A diode across the coil will slow it down as the diode keeps the coil current flowing for a bit after the power is removed.
Test the coils like in the video, as a buzzer, and try with and without diodes.
You may be able to use a motor with an offset weight instead of a solenoid.

 

A diode across the coil will slow it down as the diode keeps the coil current flowing for a bit after the power is removed

dendad, you are right!
see on the picture below - energy in coil continuously rises, coil dynamical de-energizing not works because coil not able increase voltage for drop energy to power supply through diode D4.
EDIT:
So, this circuit is very good for fast working electromagnets, but it must work without protection (protect from what?) diode, in principle.
Maybe best solution for this circuit is put 50V zener diode between drain and source...

 

A simpler arrangement will be to have the solenoid operate a switch when it approaches full stroke, and then have that switch drive the circuit to release the solenoid. That way it will only try to move as fast as it can, and the cycles will thend to slow a bit as the solenoid heats up. The function is very similar to an electromechanical buzzer. I built one of these back in 1956, and it worked very well.
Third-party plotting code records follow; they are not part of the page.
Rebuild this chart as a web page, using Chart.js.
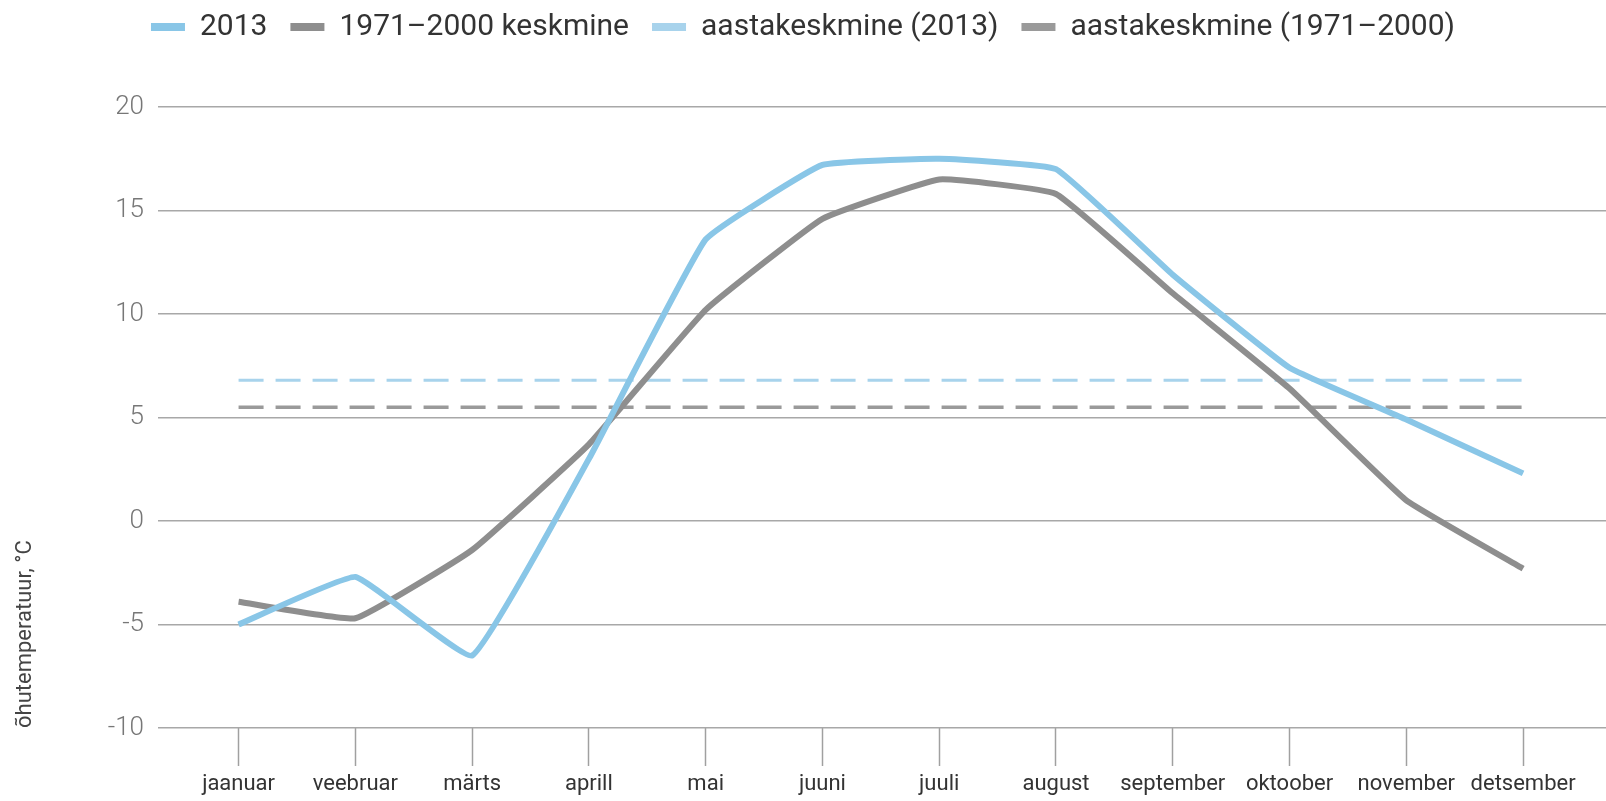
<!DOCTYPE html>
<html>
<head>
<meta charset="utf-8">
<script src="https://cdn.jsdelivr.net/npm/chart.js@4.4.1/dist/chart.umd.min.js"></script>
<style>
  html, body { margin: 0; padding: 0; background: #fff; }
  .chart-box { width: 1606px; height: 801px; position: relative; }
</style>
</head>
<body>
<div class="chart-box"><canvas id="chart"></canvas></div>
<script>
const months = ['jaanuar', 'veebruar', 'märts', 'aprill', 'mai', 'juuni', 'juuli', 'august', 'september', 'oktoober', 'november', 'detsember'];
const temps2013 = [-5.0, -2.7, -6.5, 3.0, 13.6, 17.2, 17.5, 17.0, 11.9, 7.4, 4.9, 2.3];
const tempsNorm = [-3.9, -4.7, -1.4, 3.7, 10.2, 14.6, 16.5, 15.8, 11.0, 6.4, 1.0, -2.3];
const mean2013 = [6.8, 6.8, 6.8, 6.8, 6.8, 6.8, 6.8, 6.8, 6.8, 6.8, 6.8, 6.8];
const meanNorm = [5.5, 5.5, 5.5, 5.5, 5.5, 5.5, 5.5, 5.5, 5.5, 5.5, 5.5, 5.5];
const yTicks = [-10, -5, 0, 5, 10, 15, 20];

const toPoints = (arr) => arr.map((v, i) => ({ x: i, y: v }));

Chart.defaults.font.family = 'Roboto, "Noto Sans", sans-serif';

// legend gets a fixed height so the plot starts at the right spot
const legendSpace = {
  id: 'legendSpace',
  beforeInit(chart) {
    const fit = chart.legend.fit;
    chart.legend.fit = function () {
      fit.bind(chart.legend)();
      this.height = 107;
    };
  },
  afterLayout(chart) {
    chart.legend.top -= 11;
  },
};

const ctx = document.querySelector('#chart').getContext('2d');

const myChart = new Chart(ctx, {
  type: 'line',
  data: {
    datasets: [
      {
        label: '2013',
        data: toPoints(temps2013),
        borderColor: '#89c6e7',
        backgroundColor: '#89c6e7',
        borderWidth: 6,
        pointRadius: 0,
        tension: 0.1,
      },
      {
        label: '1971–2000 keskmine',
        data: toPoints(tempsNorm),
        borderColor: '#8e8e8e',
        backgroundColor: '#8e8e8e',
        borderWidth: 6,
        pointRadius: 0,
        tension: 0.1,
      },
      {
        label: 'aastakeskmine (2013)',
        data: toPoints(mean2013),
        borderColor: '#a8d3ec',
        backgroundColor: '#a8d3ec',
        borderWidth: 3,
        borderDash: [25, 12],
        pointRadius: 0,
      },
      {
        label: 'aastakeskmine (1971–2000)',
        data: toPoints(meanNorm),
        borderColor: '#9a9a9a',
        backgroundColor: '#9a9a9a',
        borderWidth: 3.5,
        borderDash: [25, 12],
        pointRadius: 0,
      },
    ],
  },
  options: {
    responsive: true,
    maintainAspectRatio: false,
    animation: false,
    layout: { padding: 0 },
    plugins: {
      tooltip: { enabled: false },
      legend: {
        position: 'top',
        labels: {
          boxWidth: 34,
          boxHeight: 8,
          padding: 23,
          color: '#333',
          font: { size: 30 },
          generateLabels(chart) {
            const items = Chart.defaults.plugins.legend.labels.generateLabels(chart);
            items.forEach((item) => {
              item.lineDash = [];
              item.lineWidth = 0;
              item.fillStyle = item.strokeStyle;
            });
            return items;
          },
        },
      },
    },
    scales: {
      x: {
        type: 'linear',
        min: -0.69,
        max: 11.71,
        afterBuildTicks(scale) {
          scale.ticks = months.map((_, i) => ({ value: i }));
        },
        afterFit(scale) {
          scale.height = 73;
        },
        border: { display: false },
        grid: {
          drawOnChartArea: false,
          drawTicks: true,
          tickLength: 38,
          tickColor: '#a0a0a0',
          tickWidth: 1.5,
        },
        ticks: {
          autoSkip: false,
          maxRotation: 0,
          padding: 5,
          color: '#333',
          font: { size: 22 },
          callback: (value) => months[value],
        },
      },
      y: {
        min: -10,
        max: 20,
        afterBuildTicks(scale) {
          scale.ticks = yTicks.map((v) => ({ value: v }));
        },
        afterFit(scale) {
          scale.width = 158;
        },
        border: { display: false },
        grid: {
          color: '#a8a8a8',
          lineWidth: 1.5,
          drawTicks: false,
        },
        ticks: {
          padding: 14,
          color: '#777',
          font: { size: 26, weight: 300 },
        },
        title: {
          display: true,
          text: 'õhutemperatuur, °C',
          align: 'start',
          color: '#444',
          font: { size: 22 },
          padding: { top: 12, bottom: 0 },
        },
      },
    },
  },
  plugins: [legendSpace],
});
</script>
</body>
</html>
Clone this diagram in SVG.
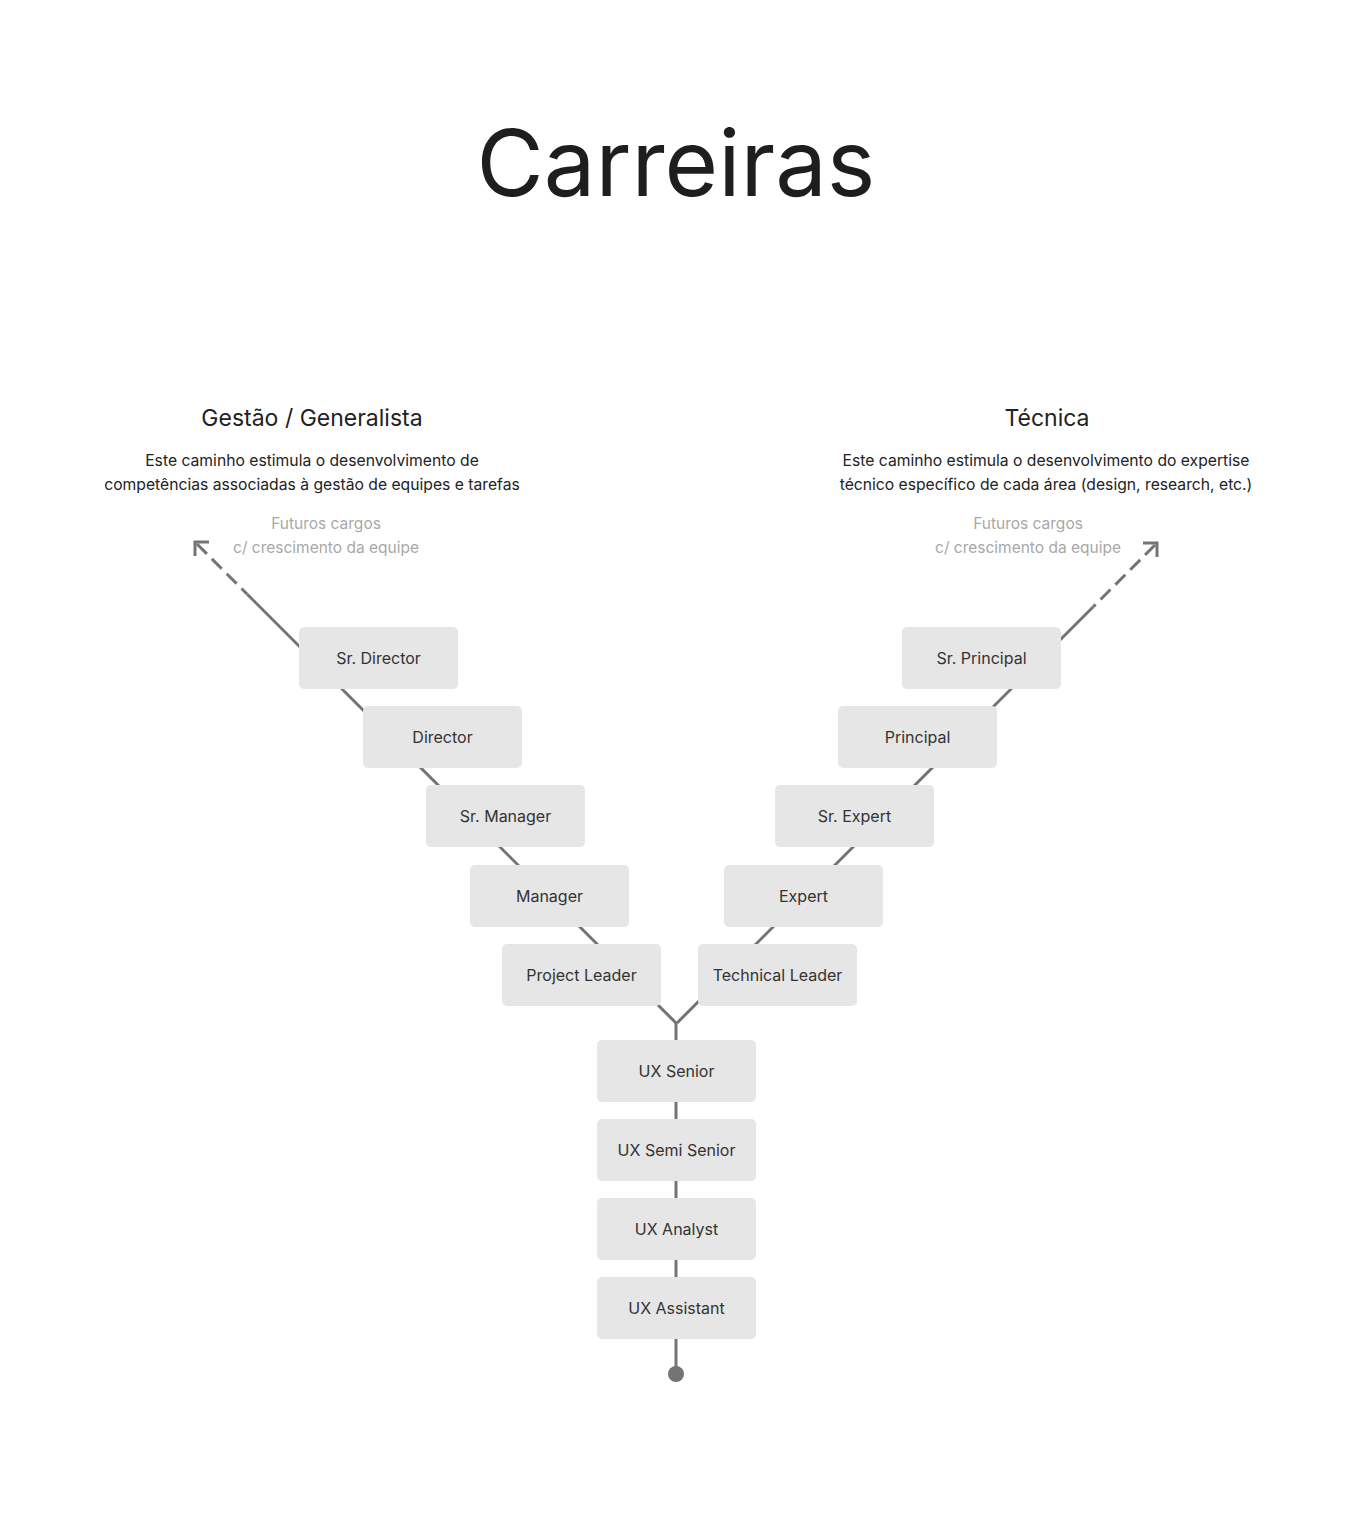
<svg xmlns="http://www.w3.org/2000/svg" width="1368" height="1536" viewBox="0 0 1368 1536">
<style>
text{font-family:Inter,"Noto Sans","Liberation Sans",sans-serif;text-anchor:middle}
.title{font-size:92px;fill:#1e1e1e;letter-spacing:0px}
.h{font-size:23px;fill:#222}
.d{font-size:15.7px;fill:#222}
.f{font-size:15.5px;fill:#a8a8a8}
.box{fill:#e6e6e6}
.lbl{font-size:16px;fill:#333}
.ln{stroke:#747474;stroke-width:3;fill:none}
.dash{stroke-dasharray:14 7}
</style>
<rect width="1368" height="1536" fill="#fff"/>
<text class="title" x="676" y="196">Carreiras</text>
<g id="header-left">
<text class="h" x="312" y="426">Gestão / Generalista</text>
<text class="d" x="312" y="466">Este caminho estimula o desenvolvimento de</text>
<text class="d" x="312" y="490">competências associadas à gestão de equipes e tarefas</text>
<text class="f" x="326" y="529">Futuros cargos</text>
<text class="f" x="326" y="553">c/ crescimento da equipe</text>
</g>
<g id="header-right">
<text class="h" x="1047" y="426">Técnica</text>
<text class="d" x="1046" y="466">Este caminho estimula o desenvolvimento do expertise</text>
<text class="d" x="1046" y="490">técnico específico de cada área (design, research, etc.)</text>
<text class="f" x="1028" y="529">Futuros cargos</text>
<text class="f" x="1028" y="553">c/ crescimento da equipe</text>
</g>
<g id="connectors">
<path class="ln dash" d="M197 544 L247 594"/>
<path class="ln" d="M247 594 L676 1023"/>
<path class="ln dash" d="M1155 545 L1093 607"/>
<path class="ln" d="M1093 607 L677 1023"/>
<path class="ln" d="M676 1022 L676 1374"/>
<polyline class="ln" points="195,556 195,542 209,542"/>
<polyline class="ln" points="1143,543 1157,543 1157,557"/>
<circle cx="676" cy="1374" r="8" fill="#747474"/>
</g>
<g id="n-sr-director"><rect class="box" x="299" y="627" width="159" height="62" rx="5"/><text class="lbl" x="378.5" y="664">Sr. Director</text></g>
<g id="n-director"><rect class="box" x="363" y="706" width="159" height="62" rx="5"/><text class="lbl" x="442.5" y="743">Director</text></g>
<g id="n-sr-manager"><rect class="box" x="426" y="785" width="159" height="62" rx="5"/><text class="lbl" x="505.5" y="822">Sr. Manager</text></g>
<g id="n-manager"><rect class="box" x="470" y="865" width="159" height="62" rx="5"/><text class="lbl" x="549.5" y="902">Manager</text></g>
<g id="n-project-leader"><rect class="box" x="502" y="944" width="159" height="62" rx="5"/><text class="lbl" x="581.5" y="981">Project Leader</text></g>
<g id="n-technical-leader"><rect class="box" x="698" y="944" width="159" height="62" rx="5"/><text class="lbl" x="777.5" y="981">Technical Leader</text></g>
<g id="n-expert"><rect class="box" x="724" y="865" width="159" height="62" rx="5"/><text class="lbl" x="803.5" y="902">Expert</text></g>
<g id="n-sr-expert"><rect class="box" x="775" y="785" width="159" height="62" rx="5"/><text class="lbl" x="854.5" y="822">Sr. Expert</text></g>
<g id="n-principal"><rect class="box" x="838" y="706" width="159" height="62" rx="5"/><text class="lbl" x="917.5" y="743">Principal</text></g>
<g id="n-sr-principal"><rect class="box" x="902" y="627" width="159" height="62" rx="5"/><text class="lbl" x="981.5" y="664">Sr. Principal</text></g>
<g id="n-ux-senior"><rect class="box" x="597" y="1040" width="159" height="62" rx="5"/><text class="lbl" x="676.5" y="1077">UX Senior</text></g>
<g id="n-ux-semi-senior"><rect class="box" x="597" y="1119" width="159" height="62" rx="5"/><text class="lbl" x="676.5" y="1156">UX Semi Senior</text></g>
<g id="n-ux-analyst"><rect class="box" x="597" y="1198" width="159" height="62" rx="5"/><text class="lbl" x="676.5" y="1235">UX Analyst</text></g>
<g id="n-ux-assistant"><rect class="box" x="597" y="1277" width="159" height="62" rx="5"/><text class="lbl" x="676.5" y="1314">UX Assistant</text></g>
</svg>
Additional facts: The solenoid was powered by the 110 volt 60Hz mains, the contacts were broken when the armature was about 75% of full stroke, inertia carried it hard into the stop at which point he mostly compressed return spring started the return stroke. The contact closed at about 20% of the return stroke remaining and so the armature did not hit the return stop very hard, but was already being pulled forward. The thing was very noisy, which was the intent, and it really hammered away. The coil was rated at 110 volts and constant duty cycle, and drew nearly an amp when fully engaged, which was not how I was using it.